At the start of Louis' reign he was young and handsome; and France was prosperous in peace and victorious in war. These early medals portray a dazzling image of a 'Sun King,' who is represented as hard-working, accessible, generous and just; a king that worked for the benefit of the people, glorifying as much in their happiness as in victory over his enemies.
The picture changed as war succeeded war and defeat succeeded victory. The later medals, though careful to represent only French successes, are so numerous that they give the impression not of victory but of endless and draining warfare.
Elsewhere in Europe, particularly in the Netherlands, medals were produced that mocked and satirized the official French medals. These rival medals showed the French sun eclipsed by the zodiacal signs of his enemies, the 'Sun King' as Phaeton, falling through the sky after being ejected by Jupiter from Apollo's chariot, and Louis as an old man being roundly beaten by Queen Anne.

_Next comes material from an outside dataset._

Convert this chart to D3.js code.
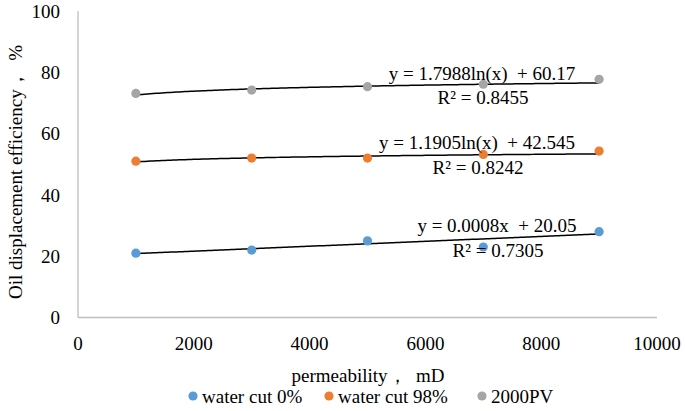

The great 1702 publication of the Medallic History, intended to carry its message throughout Europe was an immensely ambitious and luxurious publication: it even had one of the most famous of all typefaces, Roman du Roi invented for it. The volume opens with a frontispiece depicting Father Time, lying defeated by the medallic history which was intended to last forever. What survives today is a fascinating and unique self-portrait of a regime which dominated Europe for nearly sixty years, and which established the primacy of French taste and French culture for over a century.